Lawrence noted many throughout the “City of Opportunity” who helped him gain opportunities throughout the years.

Lawrence’s neighbor, Fob Ward, who was a World War II veteran, told him stories of his perils in North Africa.

“It sounded exciting to me,” he said. “He perhaps planted the seed for the military.”

Another was Opp High School principal James Lawrence Nolen.

“He expected more of me because I was his namesake,” Lawrence said. “I was expected to do well. I learned not to challenge him.”

Lawrence shared stories of how Nolen contributed to his attitude and respect for those in authority.

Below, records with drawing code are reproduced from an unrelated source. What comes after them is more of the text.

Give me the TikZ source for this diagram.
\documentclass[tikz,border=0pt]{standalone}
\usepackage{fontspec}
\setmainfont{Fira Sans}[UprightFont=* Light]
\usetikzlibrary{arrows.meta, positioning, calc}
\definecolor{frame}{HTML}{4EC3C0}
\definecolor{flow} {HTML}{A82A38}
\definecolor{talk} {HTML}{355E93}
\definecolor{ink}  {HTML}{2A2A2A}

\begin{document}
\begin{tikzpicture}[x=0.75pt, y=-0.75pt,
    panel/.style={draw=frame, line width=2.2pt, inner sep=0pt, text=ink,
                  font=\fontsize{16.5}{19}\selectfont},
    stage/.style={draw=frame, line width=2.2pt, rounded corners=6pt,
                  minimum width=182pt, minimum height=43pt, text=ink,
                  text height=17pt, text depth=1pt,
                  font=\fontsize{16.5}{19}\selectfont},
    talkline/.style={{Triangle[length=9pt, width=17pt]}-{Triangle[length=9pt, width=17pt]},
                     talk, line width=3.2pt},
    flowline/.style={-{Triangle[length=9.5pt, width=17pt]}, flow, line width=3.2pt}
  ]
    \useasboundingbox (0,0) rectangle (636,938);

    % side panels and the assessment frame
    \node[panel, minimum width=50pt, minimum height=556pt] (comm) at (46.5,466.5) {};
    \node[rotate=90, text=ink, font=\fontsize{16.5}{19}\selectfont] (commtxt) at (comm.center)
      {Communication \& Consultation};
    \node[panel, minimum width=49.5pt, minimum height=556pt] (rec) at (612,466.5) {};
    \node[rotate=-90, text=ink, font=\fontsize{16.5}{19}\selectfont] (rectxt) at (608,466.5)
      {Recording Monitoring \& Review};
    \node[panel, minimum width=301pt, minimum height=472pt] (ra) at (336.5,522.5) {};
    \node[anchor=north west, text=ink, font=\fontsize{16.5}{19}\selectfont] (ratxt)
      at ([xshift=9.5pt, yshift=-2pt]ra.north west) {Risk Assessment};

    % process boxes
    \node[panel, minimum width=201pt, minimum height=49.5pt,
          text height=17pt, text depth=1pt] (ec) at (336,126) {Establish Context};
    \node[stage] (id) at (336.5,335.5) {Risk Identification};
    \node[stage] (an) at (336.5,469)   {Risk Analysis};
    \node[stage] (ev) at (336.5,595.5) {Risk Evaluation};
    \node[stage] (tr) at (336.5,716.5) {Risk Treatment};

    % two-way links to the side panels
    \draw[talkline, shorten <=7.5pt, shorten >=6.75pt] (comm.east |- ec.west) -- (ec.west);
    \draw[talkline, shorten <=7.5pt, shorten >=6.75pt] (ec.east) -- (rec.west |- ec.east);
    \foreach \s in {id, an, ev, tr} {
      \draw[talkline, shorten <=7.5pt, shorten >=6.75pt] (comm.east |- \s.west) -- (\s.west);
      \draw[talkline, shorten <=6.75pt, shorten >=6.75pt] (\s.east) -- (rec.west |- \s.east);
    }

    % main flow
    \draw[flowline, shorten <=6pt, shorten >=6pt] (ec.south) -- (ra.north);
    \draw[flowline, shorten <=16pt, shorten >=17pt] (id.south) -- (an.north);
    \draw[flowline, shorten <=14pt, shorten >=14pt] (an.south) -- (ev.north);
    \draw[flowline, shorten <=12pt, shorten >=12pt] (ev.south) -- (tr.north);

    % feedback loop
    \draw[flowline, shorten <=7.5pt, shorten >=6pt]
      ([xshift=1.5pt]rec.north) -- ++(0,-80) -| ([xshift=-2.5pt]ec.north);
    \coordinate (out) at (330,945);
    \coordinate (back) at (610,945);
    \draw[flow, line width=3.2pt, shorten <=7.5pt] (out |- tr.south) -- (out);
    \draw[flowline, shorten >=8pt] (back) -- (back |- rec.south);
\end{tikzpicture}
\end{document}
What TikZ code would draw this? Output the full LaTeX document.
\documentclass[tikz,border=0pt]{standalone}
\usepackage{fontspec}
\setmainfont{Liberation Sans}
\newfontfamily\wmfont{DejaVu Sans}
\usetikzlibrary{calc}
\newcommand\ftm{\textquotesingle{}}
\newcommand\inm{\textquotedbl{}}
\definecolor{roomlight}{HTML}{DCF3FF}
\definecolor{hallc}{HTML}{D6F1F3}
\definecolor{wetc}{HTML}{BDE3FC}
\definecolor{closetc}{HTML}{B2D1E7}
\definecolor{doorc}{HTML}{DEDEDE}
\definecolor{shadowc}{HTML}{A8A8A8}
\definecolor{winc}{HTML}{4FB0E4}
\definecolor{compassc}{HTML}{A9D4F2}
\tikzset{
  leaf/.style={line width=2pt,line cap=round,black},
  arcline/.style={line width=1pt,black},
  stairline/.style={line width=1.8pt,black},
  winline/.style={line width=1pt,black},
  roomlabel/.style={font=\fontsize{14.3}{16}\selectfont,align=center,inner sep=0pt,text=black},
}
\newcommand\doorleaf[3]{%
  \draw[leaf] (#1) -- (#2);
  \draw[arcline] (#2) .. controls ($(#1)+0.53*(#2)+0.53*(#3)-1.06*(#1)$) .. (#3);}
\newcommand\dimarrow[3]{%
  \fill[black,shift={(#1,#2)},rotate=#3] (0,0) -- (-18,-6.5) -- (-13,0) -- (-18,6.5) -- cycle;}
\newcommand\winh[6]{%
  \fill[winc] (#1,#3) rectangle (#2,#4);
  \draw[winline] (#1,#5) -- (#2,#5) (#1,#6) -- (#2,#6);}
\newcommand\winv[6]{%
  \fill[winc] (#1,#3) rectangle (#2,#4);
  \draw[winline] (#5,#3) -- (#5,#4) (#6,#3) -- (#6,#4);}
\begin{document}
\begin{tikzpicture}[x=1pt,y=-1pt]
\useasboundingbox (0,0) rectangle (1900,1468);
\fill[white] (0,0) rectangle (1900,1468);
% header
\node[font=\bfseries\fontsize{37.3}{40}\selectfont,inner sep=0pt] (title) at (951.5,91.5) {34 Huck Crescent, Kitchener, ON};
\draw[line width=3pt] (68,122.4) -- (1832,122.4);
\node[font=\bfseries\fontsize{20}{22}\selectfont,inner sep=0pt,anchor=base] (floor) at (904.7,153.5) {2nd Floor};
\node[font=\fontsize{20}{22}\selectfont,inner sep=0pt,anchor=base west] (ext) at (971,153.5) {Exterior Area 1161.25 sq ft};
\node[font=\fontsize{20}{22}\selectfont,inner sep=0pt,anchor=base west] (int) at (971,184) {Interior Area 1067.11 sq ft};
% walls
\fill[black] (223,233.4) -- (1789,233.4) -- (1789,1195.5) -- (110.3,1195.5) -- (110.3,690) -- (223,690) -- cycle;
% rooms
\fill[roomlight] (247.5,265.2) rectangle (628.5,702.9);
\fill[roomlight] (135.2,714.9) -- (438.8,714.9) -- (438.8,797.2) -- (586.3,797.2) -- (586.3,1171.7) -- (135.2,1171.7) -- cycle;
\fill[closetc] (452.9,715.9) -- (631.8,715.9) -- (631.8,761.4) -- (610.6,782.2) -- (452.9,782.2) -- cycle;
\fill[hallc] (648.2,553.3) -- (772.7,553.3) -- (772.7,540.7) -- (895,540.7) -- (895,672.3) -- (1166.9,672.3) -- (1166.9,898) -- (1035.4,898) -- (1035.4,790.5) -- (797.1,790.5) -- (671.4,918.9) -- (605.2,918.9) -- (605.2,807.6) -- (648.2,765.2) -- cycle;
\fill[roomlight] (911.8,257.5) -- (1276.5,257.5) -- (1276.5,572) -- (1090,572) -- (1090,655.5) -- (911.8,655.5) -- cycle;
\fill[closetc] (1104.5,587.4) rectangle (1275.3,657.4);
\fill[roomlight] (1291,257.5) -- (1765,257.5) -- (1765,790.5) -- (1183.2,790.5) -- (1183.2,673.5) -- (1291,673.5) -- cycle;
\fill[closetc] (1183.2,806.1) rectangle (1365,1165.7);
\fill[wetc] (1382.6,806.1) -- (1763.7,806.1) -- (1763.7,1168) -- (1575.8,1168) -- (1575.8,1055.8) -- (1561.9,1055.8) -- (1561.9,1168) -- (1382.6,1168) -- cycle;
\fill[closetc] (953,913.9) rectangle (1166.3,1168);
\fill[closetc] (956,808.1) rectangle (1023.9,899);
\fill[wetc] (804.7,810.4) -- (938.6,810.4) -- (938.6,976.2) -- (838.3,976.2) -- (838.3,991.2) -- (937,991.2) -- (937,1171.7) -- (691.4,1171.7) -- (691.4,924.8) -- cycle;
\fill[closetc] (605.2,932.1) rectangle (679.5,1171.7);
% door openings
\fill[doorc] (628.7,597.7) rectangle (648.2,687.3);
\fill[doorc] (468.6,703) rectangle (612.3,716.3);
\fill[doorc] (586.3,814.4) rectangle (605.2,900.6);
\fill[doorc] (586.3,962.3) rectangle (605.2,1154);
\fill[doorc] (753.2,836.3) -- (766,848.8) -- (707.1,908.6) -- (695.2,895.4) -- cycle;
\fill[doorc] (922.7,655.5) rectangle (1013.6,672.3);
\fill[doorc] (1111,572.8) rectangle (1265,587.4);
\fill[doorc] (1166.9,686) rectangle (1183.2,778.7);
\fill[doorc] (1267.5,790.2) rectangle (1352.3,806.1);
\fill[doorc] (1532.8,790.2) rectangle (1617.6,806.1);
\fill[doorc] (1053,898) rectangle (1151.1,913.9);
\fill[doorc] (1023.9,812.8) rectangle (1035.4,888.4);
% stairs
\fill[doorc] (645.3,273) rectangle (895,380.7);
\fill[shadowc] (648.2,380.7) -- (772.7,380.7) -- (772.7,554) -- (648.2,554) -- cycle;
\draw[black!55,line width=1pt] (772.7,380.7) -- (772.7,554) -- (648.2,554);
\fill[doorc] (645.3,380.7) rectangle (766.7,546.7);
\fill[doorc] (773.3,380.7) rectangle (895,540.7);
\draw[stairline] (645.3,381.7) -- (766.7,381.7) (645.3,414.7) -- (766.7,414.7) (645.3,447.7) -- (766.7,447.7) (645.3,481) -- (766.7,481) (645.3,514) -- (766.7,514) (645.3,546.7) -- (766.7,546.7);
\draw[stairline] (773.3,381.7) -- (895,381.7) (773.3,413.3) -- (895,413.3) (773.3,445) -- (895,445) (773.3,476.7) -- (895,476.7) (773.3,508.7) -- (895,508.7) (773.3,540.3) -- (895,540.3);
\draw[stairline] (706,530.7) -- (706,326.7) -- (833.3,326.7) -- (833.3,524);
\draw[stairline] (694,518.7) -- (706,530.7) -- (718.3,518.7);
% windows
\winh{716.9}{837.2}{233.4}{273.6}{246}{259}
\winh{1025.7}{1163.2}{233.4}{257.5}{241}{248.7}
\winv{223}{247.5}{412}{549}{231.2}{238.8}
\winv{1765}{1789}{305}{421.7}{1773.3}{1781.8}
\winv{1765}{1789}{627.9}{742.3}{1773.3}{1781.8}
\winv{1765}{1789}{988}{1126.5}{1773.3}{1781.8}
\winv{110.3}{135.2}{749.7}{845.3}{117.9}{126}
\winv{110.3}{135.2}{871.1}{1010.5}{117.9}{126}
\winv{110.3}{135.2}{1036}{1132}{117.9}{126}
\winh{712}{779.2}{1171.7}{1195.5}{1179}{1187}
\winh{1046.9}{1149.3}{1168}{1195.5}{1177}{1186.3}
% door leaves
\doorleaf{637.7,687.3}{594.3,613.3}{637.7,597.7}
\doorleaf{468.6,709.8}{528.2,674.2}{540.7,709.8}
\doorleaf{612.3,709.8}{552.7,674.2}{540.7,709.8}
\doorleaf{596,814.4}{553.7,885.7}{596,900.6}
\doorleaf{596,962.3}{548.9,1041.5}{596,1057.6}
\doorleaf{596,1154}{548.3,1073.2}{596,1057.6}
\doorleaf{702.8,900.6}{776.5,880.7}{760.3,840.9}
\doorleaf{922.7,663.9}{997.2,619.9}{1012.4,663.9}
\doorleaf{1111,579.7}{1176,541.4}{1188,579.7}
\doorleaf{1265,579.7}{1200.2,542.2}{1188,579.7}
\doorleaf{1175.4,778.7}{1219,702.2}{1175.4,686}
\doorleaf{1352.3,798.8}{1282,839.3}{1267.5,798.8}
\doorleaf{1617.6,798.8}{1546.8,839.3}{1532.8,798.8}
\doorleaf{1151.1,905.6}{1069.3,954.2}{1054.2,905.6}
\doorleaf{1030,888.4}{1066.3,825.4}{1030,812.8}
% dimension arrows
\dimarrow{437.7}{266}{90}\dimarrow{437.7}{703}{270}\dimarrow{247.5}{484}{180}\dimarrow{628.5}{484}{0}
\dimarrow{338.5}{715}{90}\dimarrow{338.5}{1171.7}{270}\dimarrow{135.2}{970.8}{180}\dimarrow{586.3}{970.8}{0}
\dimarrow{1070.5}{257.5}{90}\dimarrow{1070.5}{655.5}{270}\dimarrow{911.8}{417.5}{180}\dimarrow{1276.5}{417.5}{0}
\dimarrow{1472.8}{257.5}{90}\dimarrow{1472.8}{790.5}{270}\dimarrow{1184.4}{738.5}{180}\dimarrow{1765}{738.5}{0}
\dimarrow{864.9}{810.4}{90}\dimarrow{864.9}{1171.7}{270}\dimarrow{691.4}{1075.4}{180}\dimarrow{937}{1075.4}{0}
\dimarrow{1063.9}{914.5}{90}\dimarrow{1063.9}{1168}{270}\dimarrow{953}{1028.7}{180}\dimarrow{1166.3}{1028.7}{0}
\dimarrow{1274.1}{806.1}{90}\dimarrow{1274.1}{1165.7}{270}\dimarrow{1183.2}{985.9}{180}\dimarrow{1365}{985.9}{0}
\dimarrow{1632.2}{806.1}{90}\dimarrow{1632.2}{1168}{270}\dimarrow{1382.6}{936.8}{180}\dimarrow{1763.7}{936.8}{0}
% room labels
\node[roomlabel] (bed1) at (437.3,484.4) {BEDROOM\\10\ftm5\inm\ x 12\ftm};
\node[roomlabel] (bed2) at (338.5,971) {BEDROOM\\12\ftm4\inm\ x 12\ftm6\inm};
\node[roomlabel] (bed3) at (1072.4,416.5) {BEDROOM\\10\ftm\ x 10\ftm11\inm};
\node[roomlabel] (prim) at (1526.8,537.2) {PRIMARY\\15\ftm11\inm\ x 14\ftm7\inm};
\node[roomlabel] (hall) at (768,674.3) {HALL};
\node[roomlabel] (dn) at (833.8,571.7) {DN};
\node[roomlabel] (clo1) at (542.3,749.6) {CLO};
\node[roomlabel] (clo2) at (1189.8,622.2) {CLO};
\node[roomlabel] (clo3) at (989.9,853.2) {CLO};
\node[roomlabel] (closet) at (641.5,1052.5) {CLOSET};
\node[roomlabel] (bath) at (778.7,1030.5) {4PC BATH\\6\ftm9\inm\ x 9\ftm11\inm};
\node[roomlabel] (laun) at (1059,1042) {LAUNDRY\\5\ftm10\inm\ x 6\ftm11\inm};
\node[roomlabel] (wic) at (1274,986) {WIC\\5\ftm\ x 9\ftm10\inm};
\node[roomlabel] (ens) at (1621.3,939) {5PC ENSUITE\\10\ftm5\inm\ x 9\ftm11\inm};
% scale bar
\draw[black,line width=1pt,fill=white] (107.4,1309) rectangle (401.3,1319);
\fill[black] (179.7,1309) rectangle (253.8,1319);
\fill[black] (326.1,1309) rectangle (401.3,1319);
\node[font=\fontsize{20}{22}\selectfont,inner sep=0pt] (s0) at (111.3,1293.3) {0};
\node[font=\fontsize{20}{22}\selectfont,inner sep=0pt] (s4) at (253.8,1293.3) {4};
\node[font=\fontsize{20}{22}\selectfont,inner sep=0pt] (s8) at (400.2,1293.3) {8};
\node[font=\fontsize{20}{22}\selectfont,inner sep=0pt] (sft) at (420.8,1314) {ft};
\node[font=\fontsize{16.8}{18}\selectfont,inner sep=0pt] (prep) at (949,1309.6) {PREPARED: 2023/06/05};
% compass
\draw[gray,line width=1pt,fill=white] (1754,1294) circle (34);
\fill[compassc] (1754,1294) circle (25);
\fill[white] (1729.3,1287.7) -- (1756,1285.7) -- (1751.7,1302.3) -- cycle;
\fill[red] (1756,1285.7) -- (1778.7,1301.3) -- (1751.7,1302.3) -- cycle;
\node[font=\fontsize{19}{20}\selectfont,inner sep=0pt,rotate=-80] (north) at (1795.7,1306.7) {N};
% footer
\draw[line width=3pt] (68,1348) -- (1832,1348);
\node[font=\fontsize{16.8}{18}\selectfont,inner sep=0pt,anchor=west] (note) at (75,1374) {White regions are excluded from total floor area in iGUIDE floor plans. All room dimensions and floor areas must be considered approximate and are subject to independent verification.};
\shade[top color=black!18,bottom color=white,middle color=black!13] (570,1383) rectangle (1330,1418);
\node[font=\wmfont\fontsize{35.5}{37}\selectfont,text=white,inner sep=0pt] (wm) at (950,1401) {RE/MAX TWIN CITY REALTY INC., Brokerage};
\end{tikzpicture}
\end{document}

Next, Dr. Vernon St. John, who served as OCS superintendent, gave him inspiration.

“I was in awe of his education credentials,” Lawrence said. “St. John had a vision and it was contagious. I learned a lot about the impact you can have on a place.”

Opp High School guidance counselor Joe Baxley may have paved the way the most for Lawrence’s life.

“He asked me if I had a plan for college,” Lawrence said. “I told him, I had no money and no plan. He told me to go to college, and he was going to help. I got a government loan and a job on campus at Troy.”

The final person he mentioned was coach Thomas Walls.

“I was a mediocre player, and he believed in me enough to help me develop the hand and eye coordination needed to be a pilot,” Lawrence said.

Lawrence also mentioned Virginia Purvis, Lloyd Crook, Janelle Kelsoe, Ann Cowen and Jim Johnson. These teachers instilled things like English literature, a love of writing, math, typing and more into his life – things he would later use in his U.S. Air Force career.

“All of these people contributed to a mosaic of success,” he said.

Lawrence graduated from Troy and entered the Air Force with a commissioned rank and worked his way up to lt. colonel.

Through his nearly 27-year career in the military, Lawrence logged more than 2 million miles; set a world record for transcontinental flights, flew a mission to attempt rescue of American hostages in Iran, was handpicked for a highly-classified organization to deal with response to international terrorism in the U.S. and now works part-time as a subcontractor at Keesler Air Force Base in Biloxi, Miss.

Lawrence said he had the opportunity to see an amazing site, while flying at 47,000 feet in an Air Fore jet – the Earth’s curvature.

“It was a sight reserved for the astronauts,” he said. “Those who have influenced me, have helped me soar.”

Also honored at the chamber banquet were:

• Teacher of the year: Brenda Dauphin;

• Spirit of Opportunity: Kenneth Short;

• Business of the year: J.R.’s Lawnmower Shop;

• Hall of Fame: Fletcher Franklin Jones and Thomas Pelham Winston.